**STATED TASK:**
An exact copy of all the data is required, with pictures left out.

**PROVIDED MATERIAL:**
* Start *

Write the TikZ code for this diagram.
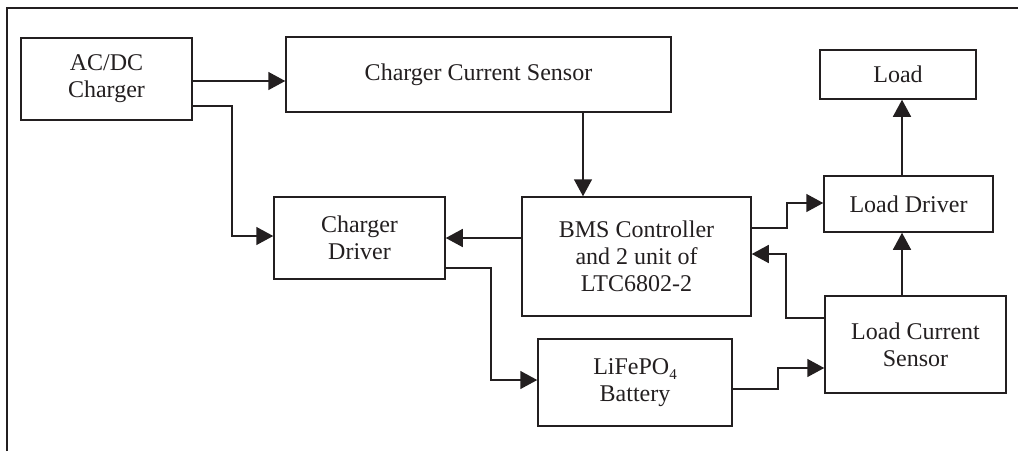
\documentclass[tikz,border=0pt]{standalone}
\usepackage{fontspec}
\setmainfont{Liberation Serif}
\usetikzlibrary{arrows.meta}
\definecolor{ink}{HTML}{231F20}
\tikzset{
  box/.style={draw=ink, line width=1.5pt, align=center, inner sep=0pt,
    font=\fontsize{24}{27}\selectfont, text=ink},
  arr/.style={draw=ink, line width=1.5pt, -{Triangle[length=17pt,width=18pt]}},
}
\begin{document}
\begin{tikzpicture}[x=1pt,y=-1pt]
\useasboundingbox (0,0) rectangle (1018,451);
\draw[ink, line width=1.8pt] (7,451) -- (7,8) -- (1018,8);
\node[box, minimum width=171pt, minimum height=82pt] (acdc) at (106.5,79) {AC/DC\\Charger};
\node[box, minimum width=385pt, minimum height=75pt] (ccs) at (478.5,74.5) {Charger Current Sensor};
\node[box, minimum width=156pt, minimum height=49pt] (load) at (898,74.5) {Load};
\node[box, minimum width=171pt, minimum height=82pt] (cd) at (359.5,238) {Charger\\Driver};
\node[box, minimum width=229pt, minimum height=119pt] (bms) at (636.5,256.5) {BMS Controller\\and 2 unit of\\LTC6802-2};
\node[box, minimum width=169pt, minimum height=56pt] (ld) at (908.5,204) {Load Driver};
\node[box, minimum width=194pt, minimum height=87pt] (bat) at (635,382.5) {LiFePO\raisebox{-5pt}{\fontsize{15}{15}\selectfont 4}\\Battery};
\node[box, minimum width=181pt, minimum height=97pt] (lcs) at (915.5,344.5) {Load Current\\Sensor};
\coordinate (k1) at (232,236);
\coordinate (k2) at (491,380);
\coordinate (k3) at (778,368);
\coordinate (k4) at (786,254);
\coordinate (k5) at (787,203);
\draw[arr] (acdc.east|-0,81) -- (ccs.west|-0,81);
\draw[arr] (acdc.east|-0,106) -| (k1) -- (cd.west|-k1);
\draw[arr] (ccs.south-|583,0) -- (bms.north-|583,0);
\draw[arr] (bms.west|-0,238) -- (cd.east|-0,238);
\draw[arr] (cd.east|-0,268) -| (k2) -- (bat.west|-k2);
\draw[arr] (bat.east|-0,389) -| (k3) -- (lcs.west|-k3);
\draw[arr] (lcs.west|-0,318) -| (k4) -- (bms.east|-k4);
\draw[arr] (bms.east|-0,228) -| (k5) -- (ld.west|-k5);
\draw[arr] (lcs.north-|902,0) -- (ld.south-|902,0);
\draw[arr] (ld.north-|902,0) -- (load.south-|902,0);
\end{tikzpicture}
\end{document}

* End *

**EXERCISE OUTPUT:**
Write the TikZ code for this diagram.
\documentclass[tikz,border=0pt]{standalone}
\usepackage{fontspec}
\setmainfont{Liberation Serif}
\usetikzlibrary{arrows.meta}
\definecolor{ink}{HTML}{231F20}
\tikzset{
  box/.style={draw=ink, line width=1.5pt, align=center, inner sep=0pt,
    font=\fontsize{24}{27}\selectfont, text=ink},
  arr/.style={draw=ink, line width=1.5pt, -{Triangle[length=17pt,width=18pt]}},
}
\begin{document}
\begin{tikzpicture}[x=1pt,y=-1pt]
\useasboundingbox (0,0) rectangle (1018,451);
\draw[ink, line width=1.8pt] (7,451) -- (7,8) -- (1018,8);
\node[box, minimum width=171pt, minimum height=82pt] (acdc) at (106.5,79) {AC/DC\\Charger};
\node[box, minimum width=385pt, minimum height=75pt] (ccs) at (478.5,74.5) {Charger Current Sensor};
\node[box, minimum width=156pt, minimum height=49pt] (load) at (898,74.5) {Load};
\node[box, minimum width=171pt, minimum height=82pt] (cd) at (359.5,238) {Charger\\Driver};
\node[box, minimum width=229pt, minimum height=119pt] (bms) at (636.5,256.5) {BMS Controller\\and 2 unit of\\LTC6802-2};
\node[box, minimum width=169pt, minimum height=56pt] (ld) at (908.5,204) {Load Driver};
\node[box, minimum width=194pt, minimum height=87pt] (bat) at (635,382.5) {LiFePO\raisebox{-5pt}{\fontsize{15}{15}\selectfont 4}\\Battery};
\node[box, minimum width=181pt, minimum height=97pt] (lcs) at (915.5,344.5) {Load Current\\Sensor};
\coordinate (k1) at (232,236);
\coordinate (k2) at (491,380);
\coordinate (k3) at (778,368);
\coordinate (k4) at (786,254);
\coordinate (k5) at (787,203);
\draw[arr] (acdc.east|-0,81) -- (ccs.west|-0,81);
\draw[arr] (acdc.east|-0,106) -| (k1) -- (cd.west|-k1);
\draw[arr] (ccs.south-|583,0) -- (bms.north-|583,0);
\draw[arr] (bms.west|-0,238) -- (cd.east|-0,238);
\draw[arr] (cd.east|-0,268) -| (k2) -- (bat.west|-k2);
\draw[arr] (bat.east|-0,389) -| (k3) -- (lcs.west|-k3);
\draw[arr] (lcs.west|-0,318) -| (k4) -- (bms.east|-k4);
\draw[arr] (bms.east|-0,228) -| (k5) -- (ld.west|-k5);
\draw[arr] (lcs.north-|902,0) -- (ld.south-|902,0);
\draw[arr] (ld.north-|902,0) -- (load.south-|902,0);
\end{tikzpicture}
\end{document}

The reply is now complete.